Anonymous 0 Comments

There could be many factors at play here, but I wouldn’t be surprised to learn that money combined with copyright law peculiarities was the root cause of much of it. If you can rerelease an album, you can get more money. Many artists also have problems with their recording labels and producers. Taylor Swift has re-released several albums do to quirks in the copyright (to simplify, the old versions of the songs were owned by her record label, but the new versions are only owned by her, so re-recording and releasing them gives her more creative control and freedom from her old label).

Anonymous 0 Comments

Streaming apps (like Spotify) do things to songs that are uploaded that end up making changes on how the songs sound like (compression & signal processing).

The remastering wave is largely due to adapting to these standards as streaming became the default way to listen to music. Many of the old recordings were not meant to be listened through spotify and didn’t sound like the way they were intended to be heard, hence the remastering.

Anonymous 0 Comments

2005 was the peak in the loudness war. Regardless of the quality of a song it always sounds better the louder it is. So when you listen to songs on the radio or in the record store it sounds great at high volume. But when you have bought an album and get back home and listen to it after adjusting your volume it does not sound as great. And if you listen to two songs one after the other with the same settings the louder of the two sounds better.

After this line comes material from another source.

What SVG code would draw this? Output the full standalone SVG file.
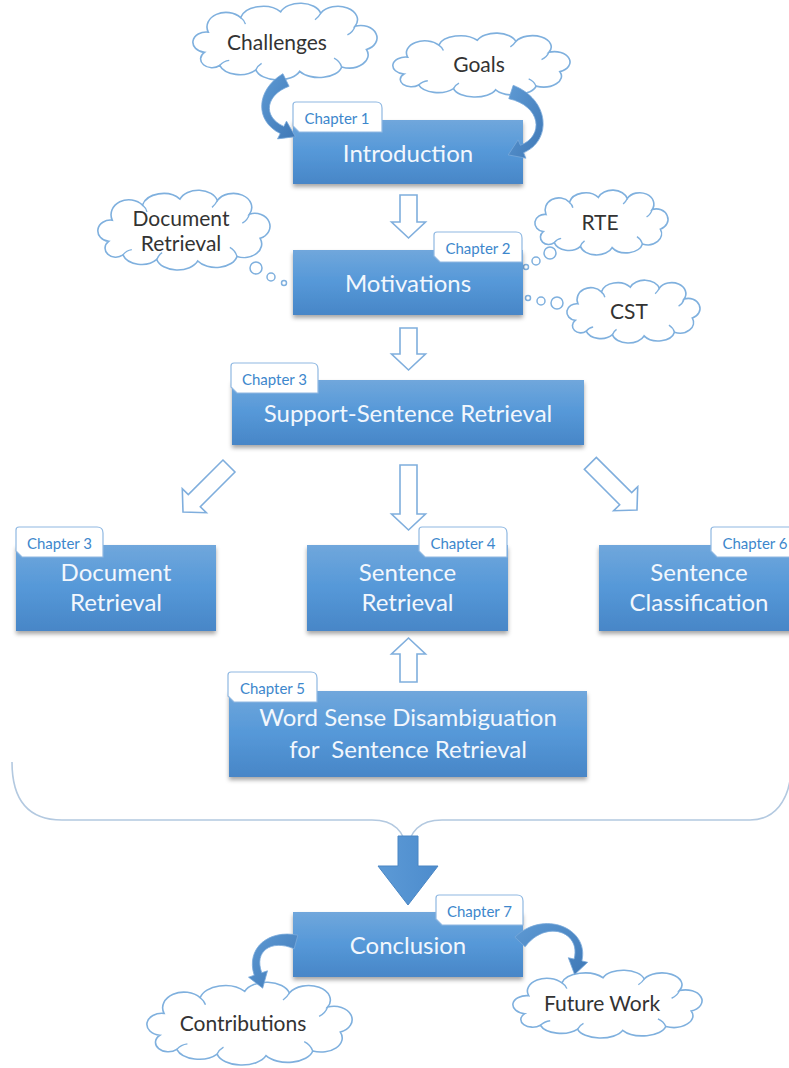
<svg xmlns="http://www.w3.org/2000/svg" xmlns:xlink="http://www.w3.org/1999/xlink" width="789" height="1068" viewBox="0 0 789 1068">
  <style>
    .box { fill: url(#boxGrad); filter: url(#shadow); }
    .tab { fill: #ffffff; stroke: #8fb8e2; stroke-width: 1.2; }
    .tabtxt { font-family: Lato, "Open Sans", sans-serif; font-size: 15px; fill: #3d87cc; text-anchor: middle; }
    .boxtxt { font-family: Lato, "Open Sans", sans-serif; font-size: 24px; fill: #f2f7fd; text-anchor: middle; }
    .cloud { fill: #ffffff; stroke: #7fb0de; stroke-width: 1.6; }
    .crease { fill: none; stroke: #7fb0de; stroke-width: 1.4; }
    .cloudtxt { font-family: Lato, "Open Sans", sans-serif; font-size: 21px; fill: #333333; text-anchor: middle; }
    .bubble { fill: #ffffff; stroke: #7fb0de; stroke-width: 1.5; }
    .hollow { fill: #ffffff; stroke: #7faedd; stroke-width: 1.6; stroke-linejoin: miter; }
    .curve { fill: url(#curveGrad); stroke: #7aa9da; stroke-width: 0.8; stroke-linejoin: round; }
    .brace { fill: none; stroke: #b3c9e0; stroke-width: 1.6; }
  </style>
  <defs>
    <linearGradient id="boxGrad" x1="0" y1="0" x2="0" y2="1">
      <stop offset="0" stop-color="#70a7dc"/>
      <stop offset="0.5" stop-color="#5598d8"/>
      <stop offset="1" stop-color="#4886c7"/>
    </linearGradient>
    <linearGradient id="curveGrad" x1="0" y1="0" x2="1" y2="1">
      <stop offset="0" stop-color="#5e9ad4"/>
      <stop offset="1" stop-color="#3f78b6"/>
    </linearGradient>
    <linearGradient id="bigGrad" x1="0" y1="0" x2="1" y2="0">
      <stop offset="0" stop-color="#5c9ad6"/>
      <stop offset="1" stop-color="#4d8ccd"/>
    </linearGradient>
    <filter id="shadow" x="-5%" y="-10%" width="110%" height="130%">
      <feDropShadow dx="0" dy="3" stdDeviation="2" flood-color="#000000" flood-opacity="0.35"/>
    </filter>
    <!-- cloud outline in a 200x100 design box -->
    <path id="cloudShape" vector-effect="non-scaling-stroke" d="M 16 66 A 14 14 0 0 1 20 38 A 20 20 0 0 1 54 18 A 24 20 0 0 1 96 10 A 22 18 0 0 1 138 12 A 20 18 0 0 1 174 30 A 16 16 0 0 1 186 62 A 20 18 0 0 1 160 86 A 24 18 0 0 1 116 92 A 24 18 0 0 1 70 90 A 22 18 0 0 1 32 84 A 12 12 0 0 1 16 66 Z"/>
    <path id="cloudCreases" vector-effect="non-scaling-stroke" d="M 54 18 Q 58 22 59 27 M 138 12 Q 136 17 132 21 M 174 30 Q 172 38 166 42 M 160 86 Q 158 78 152 74 M 70 90 Q 72 84 76 81 M 32 84 Q 36 78 42 77"/>
  </defs>

  <!-- thought clouds -->
  <g id="cloud-challenges">
    <g transform="translate(189.2,4.5) scale(0.953,0.726)">
      <use xlink:href="#cloudShape" class="cloud"/>
      <use xlink:href="#cloudCreases" class="crease"/>
    </g>
    <text class="cloudtxt" x="277" y="50">Challenges</text>
  </g>
  <g id="cloud-goals">
    <g transform="translate(389.3,34.2) scale(0.917,0.604)">
      <use xlink:href="#cloudShape" class="cloud"/>
      <use xlink:href="#cloudCreases" class="crease"/>
    </g>
    <text class="cloudtxt" x="479" y="72">Goals</text>
  </g>
  <g id="cloud-docret">
    <g transform="translate(94.4,191.5) scale(0.891,0.755)">
      <use xlink:href="#cloudShape" class="cloud"/>
      <use xlink:href="#cloudCreases" class="crease"/>
    </g>
    <text class="cloudtxt" x="181" y="226">Document</text>
    <text class="cloudtxt" x="181" y="251">Retrieval</text>
    <circle class="bubble" cx="256" cy="268" r="6"/>
    <circle class="bubble" cx="271" cy="277" r="4"/>
    <circle class="bubble" cx="284" cy="283" r="2.5"/>
  </g>
  <g id="cloud-rte">
    <g transform="translate(532.2,191.2) scale(0.689,0.613)">
      <use xlink:href="#cloudShape" class="cloud"/>
      <use xlink:href="#cloudCreases" class="crease"/>
    </g>
    <text class="cloudtxt" x="600" y="230">RTE</text>
    <circle class="bubble" cx="550" cy="253" r="6"/>
    <circle class="bubble" cx="536" cy="261" r="4"/>
    <circle class="bubble" cx="526" cy="267" r="2.5"/>
  </g>
  <g id="cloud-cst">
    <g transform="translate(564.2,281.2) scale(0.689,0.594)">
      <use xlink:href="#cloudShape" class="cloud"/>
      <use xlink:href="#cloudCreases" class="crease"/>
    </g>
    <text class="cloudtxt" x="629" y="319">CST</text>
    <circle class="bubble" cx="557" cy="303" r="6"/>
    <circle class="bubble" cx="541" cy="301" r="4"/>
    <circle class="bubble" cx="528" cy="298" r="2.5"/>
  </g>
  <g id="cloud-contributions">
    <g transform="translate(142.8,983.6) scale(1.062,0.783)">
      <use xlink:href="#cloudShape" class="cloud"/>
      <use xlink:href="#cloudCreases" class="crease"/>
    </g>
    <text class="cloudtxt" x="243" y="1031">Contributions</text>
  </g>
  <g id="cloud-futurework">
    <g transform="translate(509.1,971.3) scale(0.979,0.642)">
      <use xlink:href="#cloudShape" class="cloud"/>
      <use xlink:href="#cloudCreases" class="crease"/>
    </g>
    <text class="cloudtxt" x="602" y="1011">Future Work</text>
  </g>

  <!-- chapter boxes -->
  <g id="node-introduction">
    <rect class="box" x="293" y="120" width="230" height="64"/>
    <path class="tab" d="M 296 102 H 376 Q 382 102 382 108 V 132 H 299 L 293 126 V 105 Q 293 102 296 102 Z"/>
    <text class="tabtxt" x="337" y="123.5">Chapter 1</text>
    <text class="boxtxt" x="408" y="162">Introduction</text>
  </g>
  <g id="node-motivations">
    <rect class="box" x="293" y="250" width="230" height="65"/>
    <path class="tab" d="M 437 232 H 516 Q 522 232 522 238 V 262 H 440 L 434 256 V 235 Q 434 232 437 232 Z"/>
    <text class="tabtxt" x="478" y="253.5">Chapter 2</text>
    <text class="boxtxt" x="408" y="292">Motivations</text>
  </g>
  <g id="node-support">
    <rect class="box" x="232" y="380" width="352" height="65"/>
    <path class="tab" d="M 234 363 H 312 Q 318 363 318 369 V 393 H 237 L 231 387 V 366 Q 231 363 234 363 Z"/>
    <text class="tabtxt" x="274.5" y="384.5">Chapter 3</text>
    <text class="boxtxt" x="408" y="422">Support-Sentence Retrieval</text>
  </g>
  <g id="node-docret">
    <rect class="box" x="16" y="545" width="200" height="86"/>
    <path class="tab" d="M 19 527 H 97 Q 103 527 103 533 V 557 H 22 L 16 551 V 530 Q 16 527 19 527 Z"/>
    <text class="tabtxt" x="59.5" y="548.5">Chapter 3</text>
    <text class="boxtxt" x="116" y="581">Document</text>
    <text class="boxtxt" x="116" y="611">Retrieval</text>
  </g>
  <g id="node-sentret">
    <rect class="box" x="307" y="545" width="201" height="86"/>
    <path class="tab" d="M 422 527 H 501 Q 507 527 507 533 V 557 H 425 L 419 551 V 530 Q 419 527 422 527 Z"/>
    <text class="tabtxt" x="463" y="548.5">Chapter 4</text>
    <text class="boxtxt" x="407.5" y="581">Sentence</text>
    <text class="boxtxt" x="407.5" y="611">Retrieval</text>
  </g>
  <g id="node-sentclass">
    <rect class="box" x="599" y="545" width="200" height="86"/>
    <path class="tab" d="M 714 527 H 793 Q 799 527 799 533 V 557 H 717 L 711 551 V 530 Q 711 527 714 527 Z"/>
    <text class="tabtxt" x="755" y="548.5">Chapter 6</text>
    <text class="boxtxt" x="699" y="581">Sentence</text>
    <text class="boxtxt" x="699" y="611">Classification</text>
  </g>
  <g id="node-wsd">
    <rect class="box" x="229" y="691" width="358" height="86"/>
    <path class="tab" d="M 231 672 H 311 Q 317 672 317 678 V 702 H 234 L 228 696 V 675 Q 228 672 231 672 Z"/>
    <text class="tabtxt" x="272.5" y="693.5">Chapter 5</text>
    <text class="boxtxt" x="408" y="726">Word Sense Disambiguation</text>
    <text class="boxtxt" x="408" y="758" xml:space="preserve">for  Sentence Retrieval</text>
  </g>
  <g id="node-conclusion">
    <rect class="box" x="293" y="912" width="230" height="65"/>
    <path class="tab" d="M 439 895 H 517 Q 523 895 523 901 V 925 H 442 L 436 919 V 898 Q 436 895 439 895 Z"/>
    <text class="tabtxt" x="479.5" y="916.5">Chapter 7</text>
    <text class="boxtxt" x="408" y="954">Conclusion</text>
  </g>

  <!-- connectors -->
  <g id="connectors">
    <!-- hollow block arrows -->
    <path class="hollow" transform="translate(408.5,238)" d="M -8.5 -43 H 8.5 V -16 H 17 L 0 0 L -17 -16 H -8.5 Z"/>
    <path class="hollow" transform="translate(408.5,370)" d="M -8.5 -42 H 8.5 V -16 H 17 L 0 0 L -17 -16 H -8.5 Z"/>
    <path class="hollow" transform="translate(408.5,530)" d="M -8.5 -65 H 8.5 V -16 H 17 L 0 0 L -17 -16 H -8.5 Z"/>
    <path class="hollow" transform="translate(408.5,638) rotate(180)" d="M -8.5 -44 H 8.5 V -16 H 17 L 0 0 L -17 -16 H -8.5 Z"/>
    <path class="hollow" transform="translate(183,512) rotate(45)" d="M -8.5 -65 H 8.5 V -16 H 17 L 0 0 L -17 -16 H -8.5 Z"/>
    <path class="hollow" transform="translate(637,510) rotate(-45)" d="M -8.5 -66 H 8.5 V -16 H 17 L 0 0 L -17 -16 H -8.5 Z"/>

    <!-- brace gathering chapters 3 to 6 -->
    <path class="brace" d="M 12 762 C 12 800 28 820 62 820 L 372 820 C 395 820 404 832 407 850 C 410 832 419 820 442 820 L 750 820 C 775 820 789 800 791 772"/>

    <!-- solid arrow into the conclusion -->
    <path d="M 398 836 H 418 V 866 H 438 L 408 905 L 378 866 H 398 Z" fill="url(#bigGrad)" stroke="#4a86c4" stroke-width="1"/>

    <!-- tapered curved arrows -->
    <path class="curve" d="M 282.9 73.7 C 256.8 89.1 253.5 120.2 280.2 133.6 L 277.5 138.9 L 295.4 136.7 L 286.5 121.1 L 283.8 126.4 C 261.6 116.3 266.3 94.5 289.1 86.3 Z"/>
    <path class="curve" d="M 513.2 85.3 C 550 99.6 552.2 140.7 523.6 152.7 L 525.9 158.2 L 508.2 154.9 L 518.1 139.8 L 520.4 145.3 C 544.6 135.8 540.9 105.8 508.8 98.7 Z"/>
    <path class="curve" d="M 297.8 935.2 C 268.8 929.1 245.4 948.1 254.2 975.3 L 248.5 977.2 L 262.7 988.2 L 267.5 970.8 L 261.8 972.7 C 253.7 951.5 270.8 938.9 294.2 948.8 Z"/>
    <path class="curve" d="M 514.9 937.2 C 543.1 909.3 589.5 927.8 581.9 960.9 L 587.7 962.3 L 574.6 974.6 L 568.3 957.7 L 574.1 959.1 C 581.4 931.8 546.3 918.8 525.1 946.8 Z"/>
  </g>
</svg>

So in the early 90s when digital recording became standard and CD were making its way into the market audio engineers started playing around with how to make their songs louder. There are physical limits to how loud you can make a recording. But if you reduce the dynamic range making the quiet parts as loud as the loud parts you can make the song louder on average. And this peaked in 2005 but songs were pretty loud with low dynamic range all the way from the 90s until the mid 2010s. With bands such as Nirvana and Daft Punk on either end of the loudness wars demonstrating how good songs with lots of dynamic range sounds. It also helped that streaming services started setting the volume based on the average volume of a song rather then the loudest part, which also improved dynamic range.

During the loudness wars a lot of earlier songs were remastered to comply with the new loud standard. And then after the loudness war all the songs that had been mastered in this way had to be remastered to introduce more dynamic range again.